-- Start of Supplied data --

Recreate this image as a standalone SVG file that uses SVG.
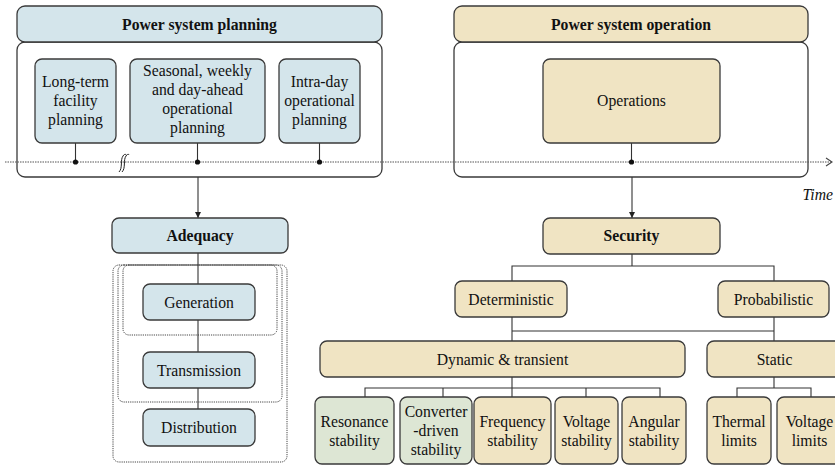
<svg xmlns="http://www.w3.org/2000/svg" width="835" height="466" viewBox="0 0 835 466" font-family="Liberation Serif, Times New Roman, serif">
<style>
text{font-family:Liberation Serif, serif;font-size:15.7px;fill:#111;text-anchor:middle}
.b{font-weight:bold}
.box{stroke:#3a3a3a;stroke-width:1.3}
.blue{fill:#d4e5eb}
.tan{fill:#f0e4c3}
.green{fill:#dde6d4}
.white{fill:#fff}
.ln{stroke:#333;stroke-width:1.1;fill:none}
.dash{fill:none;stroke:#444;stroke-width:1;stroke-dasharray:1.2 1}
</style>
<defs>
<marker id="ah" viewBox="0 0 8 8" refX="8" refY="4" markerWidth="6" markerHeight="6" orient="auto" markerUnits="userSpaceOnUse">
<path d="M0,0 L8,4 L0,8 z" fill="#222"/>
</marker>
</defs>
<rect width="835" height="466" fill="#fff"/>

<g id="planning">
<rect class="box white" x="17" y="42" width="365" height="135" rx="8"/>
<rect class="box blue" x="17" y="6" width="365" height="36" rx="8"/>
<text class="b" x="199.5" y="29.5" font-family="Liberation Serif">Power system planning</text>
</g>
<g id="operation">
<rect class="box white" x="454" y="42" width="354" height="135" rx="8"/>
<rect class="box tan" x="454" y="6" width="354" height="36" rx="8"/>
<text class="b" x="631" y="29.5" font-family="Liberation Serif">Power system operation</text>
</g>

<g id="dashed-groups">
<rect class="dash" x="113" y="265" width="174" height="197" rx="6"/>
<rect class="dash" x="118" y="265" width="164" height="137" rx="6"/>
<rect class="dash" x="123" y="265" width="154" height="70" rx="6"/>
</g>

<g id="connectors">
<line class="ln" x1="5" y1="162" x2="831" y2="162" style="stroke:#555;stroke-dasharray:1.5 1"/>
<path class="ln" d="M826,158 L832,162 L826,166" style="stroke:#444"/>
<path class="ln" d="M119,172 C123,168 120,160 123,156 C124,154 126,154 126,155 M122,172 C126,168 123,160 126,156 C127,154 129,154 129,155" style="stroke:#222;stroke-width:1"/>
<line class="ln" x1="75.5" y1="143" x2="75.5" y2="162"/>
<line class="ln" x1="197.5" y1="143" x2="197.5" y2="162"/>
<line class="ln" x1="319.5" y1="143" x2="319.5" y2="162"/>
<line class="ln" x1="631.5" y1="143" x2="631.5" y2="162"/>
<circle cx="75.5" cy="162" r="2.6" fill="#111"/>
<circle cx="197.5" cy="162" r="2.6" fill="#111"/>
<circle cx="319.5" cy="162" r="2.6" fill="#111"/>
<circle cx="631.5" cy="162" r="2.6" fill="#111"/>
<line class="ln" x1="198" y1="177" x2="198" y2="218" marker-end="url(#ah)"/>
<line class="ln" x1="632" y1="177" x2="632" y2="218" marker-end="url(#ah)"/>
<line class="ln" x1="198" y1="253" x2="198" y2="284"/>
<line class="ln" x1="198" y1="320" x2="198" y2="352"/>
<line class="ln" x1="198" y1="388" x2="198" y2="409"/>
<path class="ln" d="M632,254 V266 M512,281 V266 H774 V281"/>
<path class="ln" d="M512,317 V341 M512,331 H774 M774,317 V341"/>
<path class="ln" d="M512,377 V397 M365,397 V388 H660 V397 M443,388 V397 M586,388 V397"/>
<path class="ln" d="M774,377 V388 M737,397 V388 H811 V397"/>
</g>

<g id="n-longterm" font-family="Liberation Serif">
<rect class="box blue" x="35" y="59" width="81" height="84" rx="7"/>
<text x="75.5" y="87">Long-term</text>
<text x="75.5" y="106">facility</text>
<text x="75.5" y="125">planning</text>
</g>
<g id="n-seasonal" font-family="Liberation Serif">
<rect class="box blue" x="130" y="59" width="135" height="84" rx="7"/>
<text x="197.5" y="76">Seasonal, weekly</text>
<text x="197.5" y="95">and day-ahead</text>
<text x="197.5" y="114">operational</text>
<text x="197.5" y="133">planning</text>
</g>
<g id="n-intraday" font-family="Liberation Serif">
<rect class="box blue" x="279" y="59" width="81" height="84" rx="7"/>
<text x="319.5" y="87">Intra-day</text>
<text x="319.5" y="106">operational</text>
<text x="319.5" y="125">planning</text>
</g>
<g id="n-operations" font-family="Liberation Serif">
<rect class="box tan" x="543" y="59" width="177" height="84" rx="7"/>
<text x="631.5" y="106">Operations</text>
</g>
<text x="833" y="200" font-family="Liberation Serif" style="font-style:italic;text-anchor:end">Time</text>

<g id="n-adequacy" font-family="Liberation Serif">
<rect class="box blue" x="112" y="218" width="176" height="35" rx="7"/>
<text class="b" x="200" y="241">Adequacy</text>
</g>
<g id="n-generation" font-family="Liberation Serif">
<rect class="box blue" x="143" y="284" width="112" height="36" rx="7"/>
<text x="199" y="307.5">Generation</text>
</g>
<g id="n-transmission" font-family="Liberation Serif">
<rect class="box blue" x="143" y="352" width="112" height="36" rx="7"/>
<text x="199" y="375.5">Transmission</text>
</g>
<g id="n-distribution" font-family="Liberation Serif">
<rect class="box blue" x="143" y="409" width="112" height="37" rx="7"/>
<text x="199" y="433">Distribution</text>
</g>

<g id="n-security" font-family="Liberation Serif">
<rect class="box tan" x="543" y="218" width="177" height="36" rx="7"/>
<text class="b" x="631.5" y="241">Security</text>
</g>
<g id="n-deterministic" font-family="Liberation Serif">
<rect class="box tan" x="455" y="281" width="112" height="36" rx="7"/>
<text x="511" y="304.5">Deterministic</text>
</g>
<g id="n-probabilistic" font-family="Liberation Serif">
<rect class="box tan" x="718" y="281" width="111" height="36" rx="7"/>
<text x="773.5" y="304.5">Probabilistic</text>
</g>
<g id="n-dynamic" font-family="Liberation Serif">
<rect class="box tan" x="320" y="341" width="365" height="36" rx="7"/>
<text x="502.5" y="364.5">Dynamic &amp; transient</text>
</g>
<g id="n-static" font-family="Liberation Serif">
<rect class="box tan" x="707" y="341" width="135" height="36" rx="7"/>
<text x="774.5" y="364.5">Static</text>
</g>

<g id="n-resonance" font-family="Liberation Serif">
<rect class="box green" x="315" y="397" width="79" height="67" rx="7"/>
<text x="354.5" y="427">Resonance</text>
<text x="354.5" y="446">stability</text>
</g>
<g id="n-converter" font-family="Liberation Serif">
<rect class="box green" x="400" y="397" width="72" height="67" rx="7"/>
<text x="436" y="416.5">Converter</text>
<text x="436" y="436">-driven</text>
<text x="436" y="455">stability</text>
</g>
<g id="n-frequency" font-family="Liberation Serif">
<rect class="box tan" x="474" y="397" width="77" height="67" rx="7"/>
<text x="512.5" y="427">Frequency</text>
<text x="512.5" y="446">stability</text>
</g>
<g id="n-voltage" font-family="Liberation Serif">
<rect class="box tan" x="555" y="397" width="63" height="67" rx="7"/>
<text x="586.5" y="427">Voltage</text>
<text x="586.5" y="446">stability</text>
</g>
<g id="n-angular" font-family="Liberation Serif">
<rect class="box tan" x="622" y="397" width="64" height="67" rx="7"/>
<text x="654" y="427">Angular</text>
<text x="654" y="446">stability</text>
</g>
<g id="n-thermal" font-family="Liberation Serif">
<rect class="box tan" x="707" y="397" width="64" height="67" rx="7"/>
<text x="739" y="427">Thermal</text>
<text x="739" y="446">limits</text>
</g>
<g id="n-voltagelimits" font-family="Liberation Serif">
<rect class="box tan" x="777" y="397" width="65" height="67" rx="7"/>
<text x="809.5" y="427">Voltage</text>
<text x="809.5" y="446">limits</text>
</g>
</svg>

-- End of Supplied data --

To be done: Leave out the pictures and reproduce the rest of the listing exactly.

Solution to this exercise:
Recreate this image as a standalone SVG file that uses SVG.
<svg xmlns="http://www.w3.org/2000/svg" width="835" height="466" viewBox="0 0 835 466" font-family="Liberation Serif, Times New Roman, serif">
<style>
text{font-family:Liberation Serif, serif;font-size:15.7px;fill:#111;text-anchor:middle}
.b{font-weight:bold}
.box{stroke:#3a3a3a;stroke-width:1.3}
.blue{fill:#d4e5eb}
.tan{fill:#f0e4c3}
.green{fill:#dde6d4}
.white{fill:#fff}
.ln{stroke:#333;stroke-width:1.1;fill:none}
.dash{fill:none;stroke:#444;stroke-width:1;stroke-dasharray:1.2 1}
</style>
<defs>
<marker id="ah" viewBox="0 0 8 8" refX="8" refY="4" markerWidth="6" markerHeight="6" orient="auto" markerUnits="userSpaceOnUse">
<path d="M0,0 L8,4 L0,8 z" fill="#222"/>
</marker>
</defs>
<rect width="835" height="466" fill="#fff"/>

<g id="planning">
<rect class="box white" x="17" y="42" width="365" height="135" rx="8"/>
<rect class="box blue" x="17" y="6" width="365" height="36" rx="8"/>
<text class="b" x="199.5" y="29.5" font-family="Liberation Serif">Power system planning</text>
</g>
<g id="operation">
<rect class="box white" x="454" y="42" width="354" height="135" rx="8"/>
<rect class="box tan" x="454" y="6" width="354" height="36" rx="8"/>
<text class="b" x="631" y="29.5" font-family="Liberation Serif">Power system operation</text>
</g>

<g id="dashed-groups">
<rect class="dash" x="113" y="265" width="174" height="197" rx="6"/>
<rect class="dash" x="118" y="265" width="164" height="137" rx="6"/>
<rect class="dash" x="123" y="265" width="154" height="70" rx="6"/>
</g>

<g id="connectors">
<line class="ln" x1="5" y1="162" x2="831" y2="162" style="stroke:#555;stroke-dasharray:1.5 1"/>
<path class="ln" d="M826,158 L832,162 L826,166" style="stroke:#444"/>
<path class="ln" d="M119,172 C123,168 120,160 123,156 C124,154 126,154 126,155 M122,172 C126,168 123,160 126,156 C127,154 129,154 129,155" style="stroke:#222;stroke-width:1"/>
<line class="ln" x1="75.5" y1="143" x2="75.5" y2="162"/>
<line class="ln" x1="197.5" y1="143" x2="197.5" y2="162"/>
<line class="ln" x1="319.5" y1="143" x2="319.5" y2="162"/>
<line class="ln" x1="631.5" y1="143" x2="631.5" y2="162"/>
<circle cx="75.5" cy="162" r="2.6" fill="#111"/>
<circle cx="197.5" cy="162" r="2.6" fill="#111"/>
<circle cx="319.5" cy="162" r="2.6" fill="#111"/>
<circle cx="631.5" cy="162" r="2.6" fill="#111"/>
<line class="ln" x1="198" y1="177" x2="198" y2="218" marker-end="url(#ah)"/>
<line class="ln" x1="632" y1="177" x2="632" y2="218" marker-end="url(#ah)"/>
<line class="ln" x1="198" y1="253" x2="198" y2="284"/>
<line class="ln" x1="198" y1="320" x2="198" y2="352"/>
<line class="ln" x1="198" y1="388" x2="198" y2="409"/>
<path class="ln" d="M632,254 V266 M512,281 V266 H774 V281"/>
<path class="ln" d="M512,317 V341 M512,331 H774 M774,317 V341"/>
<path class="ln" d="M512,377 V397 M365,397 V388 H660 V397 M443,388 V397 M586,388 V397"/>
<path class="ln" d="M774,377 V388 M737,397 V388 H811 V397"/>
</g>

<g id="n-longterm" font-family="Liberation Serif">
<rect class="box blue" x="35" y="59" width="81" height="84" rx="7"/>
<text x="75.5" y="87">Long-term</text>
<text x="75.5" y="106">facility</text>
<text x="75.5" y="125">planning</text>
</g>
<g id="n-seasonal" font-family="Liberation Serif">
<rect class="box blue" x="130" y="59" width="135" height="84" rx="7"/>
<text x="197.5" y="76">Seasonal, weekly</text>
<text x="197.5" y="95">and day-ahead</text>
<text x="197.5" y="114">operational</text>
<text x="197.5" y="133">planning</text>
</g>
<g id="n-intraday" font-family="Liberation Serif">
<rect class="box blue" x="279" y="59" width="81" height="84" rx="7"/>
<text x="319.5" y="87">Intra-day</text>
<text x="319.5" y="106">operational</text>
<text x="319.5" y="125">planning</text>
</g>
<g id="n-operations" font-family="Liberation Serif">
<rect class="box tan" x="543" y="59" width="177" height="84" rx="7"/>
<text x="631.5" y="106">Operations</text>
</g>
<text x="833" y="200" font-family="Liberation Serif" style="font-style:italic;text-anchor:end">Time</text>

<g id="n-adequacy" font-family="Liberation Serif">
<rect class="box blue" x="112" y="218" width="176" height="35" rx="7"/>
<text class="b" x="200" y="241">Adequacy</text>
</g>
<g id="n-generation" font-family="Liberation Serif">
<rect class="box blue" x="143" y="284" width="112" height="36" rx="7"/>
<text x="199" y="307.5">Generation</text>
</g>
<g id="n-transmission" font-family="Liberation Serif">
<rect class="box blue" x="143" y="352" width="112" height="36" rx="7"/>
<text x="199" y="375.5">Transmission</text>
</g>
<g id="n-distribution" font-family="Liberation Serif">
<rect class="box blue" x="143" y="409" width="112" height="37" rx="7"/>
<text x="199" y="433">Distribution</text>
</g>

<g id="n-security" font-family="Liberation Serif">
<rect class="box tan" x="543" y="218" width="177" height="36" rx="7"/>
<text class="b" x="631.5" y="241">Security</text>
</g>
<g id="n-deterministic" font-family="Liberation Serif">
<rect class="box tan" x="455" y="281" width="112" height="36" rx="7"/>
<text x="511" y="304.5">Deterministic</text>
</g>
<g id="n-probabilistic" font-family="Liberation Serif">
<rect class="box tan" x="718" y="281" width="111" height="36" rx="7"/>
<text x="773.5" y="304.5">Probabilistic</text>
</g>
<g id="n-dynamic" font-family="Liberation Serif">
<rect class="box tan" x="320" y="341" width="365" height="36" rx="7"/>
<text x="502.5" y="364.5">Dynamic &amp; transient</text>
</g>
<g id="n-static" font-family="Liberation Serif">
<rect class="box tan" x="707" y="341" width="135" height="36" rx="7"/>
<text x="774.5" y="364.5">Static</text>
</g>

<g id="n-resonance" font-family="Liberation Serif">
<rect class="box green" x="315" y="397" width="79" height="67" rx="7"/>
<text x="354.5" y="427">Resonance</text>
<text x="354.5" y="446">stability</text>
</g>
<g id="n-converter" font-family="Liberation Serif">
<rect class="box green" x="400" y="397" width="72" height="67" rx="7"/>
<text x="436" y="416.5">Converter</text>
<text x="436" y="436">-driven</text>
<text x="436" y="455">stability</text>
</g>
<g id="n-frequency" font-family="Liberation Serif">
<rect class="box tan" x="474" y="397" width="77" height="67" rx="7"/>
<text x="512.5" y="427">Frequency</text>
<text x="512.5" y="446">stability</text>
</g>
<g id="n-voltage" font-family="Liberation Serif">
<rect class="box tan" x="555" y="397" width="63" height="67" rx="7"/>
<text x="586.5" y="427">Voltage</text>
<text x="586.5" y="446">stability</text>
</g>
<g id="n-angular" font-family="Liberation Serif">
<rect class="box tan" x="622" y="397" width="64" height="67" rx="7"/>
<text x="654" y="427">Angular</text>
<text x="654" y="446">stability</text>
</g>
<g id="n-thermal" font-family="Liberation Serif">
<rect class="box tan" x="707" y="397" width="64" height="67" rx="7"/>
<text x="739" y="427">Thermal</text>
<text x="739" y="446">limits</text>
</g>
<g id="n-voltagelimits" font-family="Liberation Serif">
<rect class="box tan" x="777" y="397" width="65" height="67" rx="7"/>
<text x="809.5" y="427">Voltage</text>
<text x="809.5" y="446">limits</text>
</g>
</svg>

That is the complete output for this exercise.